◆ **What is expected**
Exclude the pictures, then repeat the remaining data exactly.

◆ **Stored data**
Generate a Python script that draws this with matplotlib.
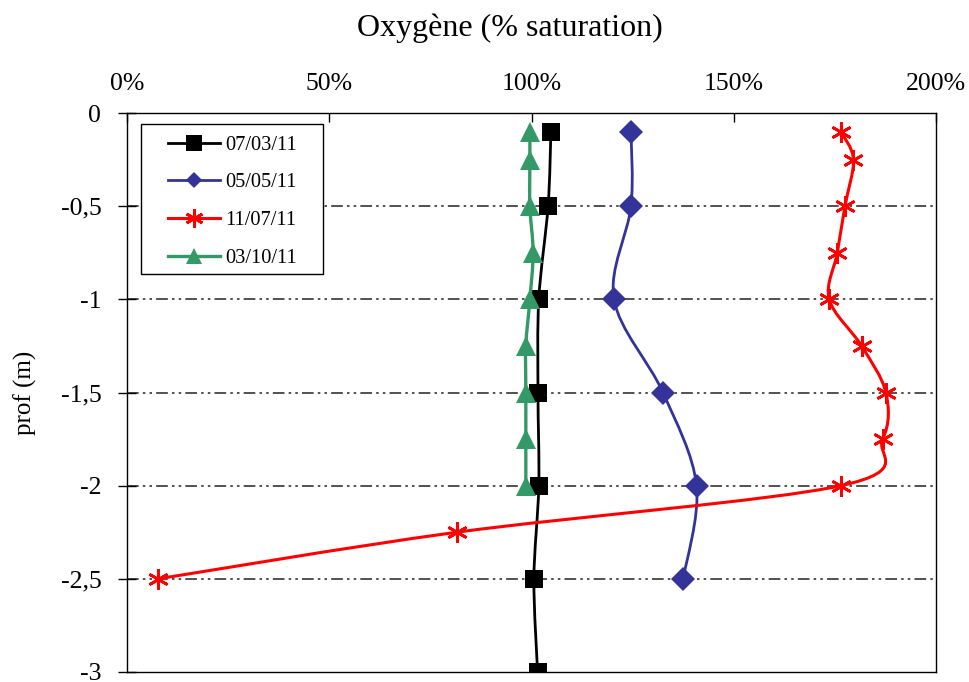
import matplotlib
matplotlib.use("Agg")
import matplotlib.pyplot as plt
from matplotlib.path import Path
from matplotlib.patches import PathPatch, Rectangle
from matplotlib.lines import Line2D
import numpy as np

plt.rcParams['font.family'] = ['Liberation Serif', 'DejaVu Serif']

# ---- data (oxygen % saturation vs depth m) ----
labels = ["07/03/11", "05/05/11", "11/07/11", "03/10/11"]

depth_0703 = [-0.1, -0.5, -1.0, -1.5, -2.0, -2.5, -3.0]
oxy_0703 = [104.8, 104.1, 101.8, 101.6, 101.8, 100.6, 101.5]

depth_0505 = [-0.1, -0.5, -1.0, -1.5, -2.0, -2.5]
oxy_0505 = [124.6, 124.6, 120.4, 132.5, 140.8, 137.5]

depth_1107 = [-0.1, -0.25, -0.5, -0.75, -1.0, -1.25, -1.5, -1.75, -2.0, -2.25, -2.5]
oxy_1107 = [176.5, 179.6, 177.5, 175.6, 173.6, 181.6, 187.6, 186.8, 176.5, 81.5, 7.7]

depth_0310 = [-0.1, -0.25, -0.5, -0.75, -1.0, -1.25, -1.5, -1.75, -2.0]
oxy_0310 = [99.6, 99.6, 99.6, 100.4, 99.6, 98.6, 98.6, 98.6, 98.6]

xticks = [0, 50, 100, 150, 200]
xticklabels = ["0%", "50%", "100%", "150%", "200%"]
yticks = [0, -0.5, -1, -1.5, -2, -2.5, -3]
yticklabels = ["0", "-0,5", "-1", "-1,5", "-2", "-2,5", "-3"]

series = [
    (oxy_0703, depth_0703, labels[0], dict(color="black", marker="s", ms=13, mew=0, lw=2.0, lms=11)),
    (oxy_0505, depth_0505, labels[1], dict(color="#333399", marker="D", ms=12, mew=0, lw=2.0, lms=8)),
    (oxy_1107, depth_1107, labels[2], dict(color="#FF0000", marker=(6, 2, 0), ms=15, mew=2.0, lw=2.2, lms=13)),
    (oxy_0310, depth_0310, labels[3], dict(color="#339966", marker="^", ms=14, mew=0, lw=2.4, lms=12)),
]


def smooth_path(x, y):
    pts = np.column_stack([x, y]).astype(float)
    n = len(pts)
    verts = [pts[0]]
    codes = [Path.MOVETO]
    for i in range(n - 1):
        p0 = pts[i - 1] if i > 0 else pts[i]
        p1 = pts[i]
        p2 = pts[i + 1]
        p3 = pts[i + 2] if i + 2 < n else pts[i + 1]
        c1 = p1 + (p2 - p0) / 6.0
        c2 = p2 - (p3 - p1) / 6.0
        verts += [c1, c2, p2]
        codes += [Path.CURVE4] * 3
    return Path(verts, codes)


W, H = 969, 682
L, R, T, B = 127, 936, 113, 672
fig = plt.figure(figsize=(W / 100, H / 100), dpi=100)
ax = fig.add_axes([L / W, 1 - B / H, (R - L) / W, (B - T) / H])

ax.set_xlim(0, 200)
ax.set_ylim(-3, 0)

for y in [-0.5, -1, -1.5, -2, -2.5]:
    ax.axhline(y, color="#333333", lw=1.2, ls=(0, (7, 2.5, 1.5, 2.5, 1.5, 2.5)), zorder=1)

handles = []
for z, (x, y, lab, st) in enumerate(series):
    patch = PathPatch(smooth_path(x, y), fill=False, edgecolor=st["color"],
                      lw=st["lw"], zorder=2 + z * 2, capstyle="round", joinstyle="round")
    ax.add_patch(patch)
    ax.plot(x, y, linestyle="none", marker=st["marker"], ms=st["ms"],
            color=st["color"], mec=st["color"], mew=st["mew"], zorder=3 + z * 2)
    handles.append(Line2D([], [], color=st["color"], lw=st["lw"], marker=st["marker"],
                          ms=st["lms"], mew=st["mew"], mec=st["color"], label=lab))

ax.xaxis.tick_top()
ax.set_xticks(xticks)
ax.set_xticklabels(xticklabels, fontsize=18.5)
ax.set_yticks(yticks)
ax.set_yticklabels(yticklabels, fontsize=18.5)
ax.tick_params(axis="x", direction="in", length=6.5, width=1, pad=13, top=True, bottom=False)
ax.tick_params(axis="y", direction="inout", length=13, width=1, pad=12)

for s in ax.spines.values():
    s.set_linewidth(1.0)
    s.set_color("black")

ax.set_ylabel("prof (m)", fontsize=18)
ax.yaxis.set_label_coords((37 - L) / (R - L), 0.5)
fig.text(510 / W, 1 - 28 / H, "Oxygène (% saturation)", fontsize=23,
         ha="center", va="center")

# legend frame drawn as a rectangle, entries placed without frame
frame = Rectangle(((141 - L) / (R - L), 1 - (274 - T) / (B - T)),
                  (323 - 141) / (R - L), (274 - 124) / (B - T),
                  transform=ax.transAxes, facecolor="white", edgecolor="black",
                  lw=1.0, zorder=19)
ax.add_patch(frame)
leg = ax.legend(handles=handles, loc="upper left",
                bbox_to_anchor=((168 - L) / (R - L), 1 - (135.5 - T) / (B - T)),
                fontsize=14.7, frameon=False, handlelength=2.55,
                labelspacing=0.9, borderpad=0, handletextpad=0.25, borderaxespad=0)
leg.set_zorder(20)

fig.savefig("out.png", dpi=100)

◆ **Written reply**
Generate a Python script that draws this with matplotlib.
import matplotlib
matplotlib.use("Agg")
import matplotlib.pyplot as plt
from matplotlib.path import Path
from matplotlib.patches import PathPatch, Rectangle
from matplotlib.lines import Line2D
import numpy as np

plt.rcParams['font.family'] = ['Liberation Serif', 'DejaVu Serif']

# ---- data (oxygen % saturation vs depth m) ----
labels = ["07/03/11", "05/05/11", "11/07/11", "03/10/11"]

depth_0703 = [-0.1, -0.5, -1.0, -1.5, -2.0, -2.5, -3.0]
oxy_0703 = [104.8, 104.1, 101.8, 101.6, 101.8, 100.6, 101.5]

depth_0505 = [-0.1, -0.5, -1.0, -1.5, -2.0, -2.5]
oxy_0505 = [124.6, 124.6, 120.4, 132.5, 140.8, 137.5]

depth_1107 = [-0.1, -0.25, -0.5, -0.75, -1.0, -1.25, -1.5, -1.75, -2.0, -2.25, -2.5]
oxy_1107 = [176.5, 179.6, 177.5, 175.6, 173.6, 181.6, 187.6, 186.8, 176.5, 81.5, 7.7]

depth_0310 = [-0.1, -0.25, -0.5, -0.75, -1.0, -1.25, -1.5, -1.75, -2.0]
oxy_0310 = [99.6, 99.6, 99.6, 100.4, 99.6, 98.6, 98.6, 98.6, 98.6]

xticks = [0, 50, 100, 150, 200]
xticklabels = ["0%", "50%", "100%", "150%", "200%"]
yticks = [0, -0.5, -1, -1.5, -2, -2.5, -3]
yticklabels = ["0", "-0,5", "-1", "-1,5", "-2", "-2,5", "-3"]

series = [
    (oxy_0703, depth_0703, labels[0], dict(color="black", marker="s", ms=13, mew=0, lw=2.0, lms=11)),
    (oxy_0505, depth_0505, labels[1], dict(color="#333399", marker="D", ms=12, mew=0, lw=2.0, lms=8)),
    (oxy_1107, depth_1107, labels[2], dict(color="#FF0000", marker=(6, 2, 0), ms=15, mew=2.0, lw=2.2, lms=13)),
    (oxy_0310, depth_0310, labels[3], dict(color="#339966", marker="^", ms=14, mew=0, lw=2.4, lms=12)),
]


def smooth_path(x, y):
    pts = np.column_stack([x, y]).astype(float)
    n = len(pts)
    verts = [pts[0]]
    codes = [Path.MOVETO]
    for i in range(n - 1):
        p0 = pts[i - 1] if i > 0 else pts[i]
        p1 = pts[i]
        p2 = pts[i + 1]
        p3 = pts[i + 2] if i + 2 < n else pts[i + 1]
        c1 = p1 + (p2 - p0) / 6.0
        c2 = p2 - (p3 - p1) / 6.0
        verts += [c1, c2, p2]
        codes += [Path.CURVE4] * 3
    return Path(verts, codes)


W, H = 969, 682
L, R, T, B = 127, 936, 113, 672
fig = plt.figure(figsize=(W / 100, H / 100), dpi=100)
ax = fig.add_axes([L / W, 1 - B / H, (R - L) / W, (B - T) / H])

ax.set_xlim(0, 200)
ax.set_ylim(-3, 0)

for y in [-0.5, -1, -1.5, -2, -2.5]:
    ax.axhline(y, color="#333333", lw=1.2, ls=(0, (7, 2.5, 1.5, 2.5, 1.5, 2.5)), zorder=1)

handles = []
for z, (x, y, lab, st) in enumerate(series):
    patch = PathPatch(smooth_path(x, y), fill=False, edgecolor=st["color"],
                      lw=st["lw"], zorder=2 + z * 2, capstyle="round", joinstyle="round")
    ax.add_patch(patch)
    ax.plot(x, y, linestyle="none", marker=st["marker"], ms=st["ms"],
            color=st["color"], mec=st["color"], mew=st["mew"], zorder=3 + z * 2)
    handles.append(Line2D([], [], color=st["color"], lw=st["lw"], marker=st["marker"],
                          ms=st["lms"], mew=st["mew"], mec=st["color"], label=lab))

ax.xaxis.tick_top()
ax.set_xticks(xticks)
ax.set_xticklabels(xticklabels, fontsize=18.5)
ax.set_yticks(yticks)
ax.set_yticklabels(yticklabels, fontsize=18.5)
ax.tick_params(axis="x", direction="in", length=6.5, width=1, pad=13, top=True, bottom=False)
ax.tick_params(axis="y", direction="inout", length=13, width=1, pad=12)

for s in ax.spines.values():
    s.set_linewidth(1.0)
    s.set_color("black")

ax.set_ylabel("prof (m)", fontsize=18)
ax.yaxis.set_label_coords((37 - L) / (R - L), 0.5)
fig.text(510 / W, 1 - 28 / H, "Oxygène (% saturation)", fontsize=23,
         ha="center", va="center")

# legend frame drawn as a rectangle, entries placed without frame
frame = Rectangle(((141 - L) / (R - L), 1 - (274 - T) / (B - T)),
                  (323 - 141) / (R - L), (274 - 124) / (B - T),
                  transform=ax.transAxes, facecolor="white", edgecolor="black",
                  lw=1.0, zorder=19)
ax.add_patch(frame)
leg = ax.legend(handles=handles, loc="upper left",
                bbox_to_anchor=((168 - L) / (R - L), 1 - (135.5 - T) / (B - T)),
                fontsize=14.7, frameon=False, handlelength=2.55,
                labelspacing=0.9, borderpad=0, handletextpad=0.25, borderaxespad=0)
leg.set_zorder(20)

fig.savefig("out.png", dpi=100)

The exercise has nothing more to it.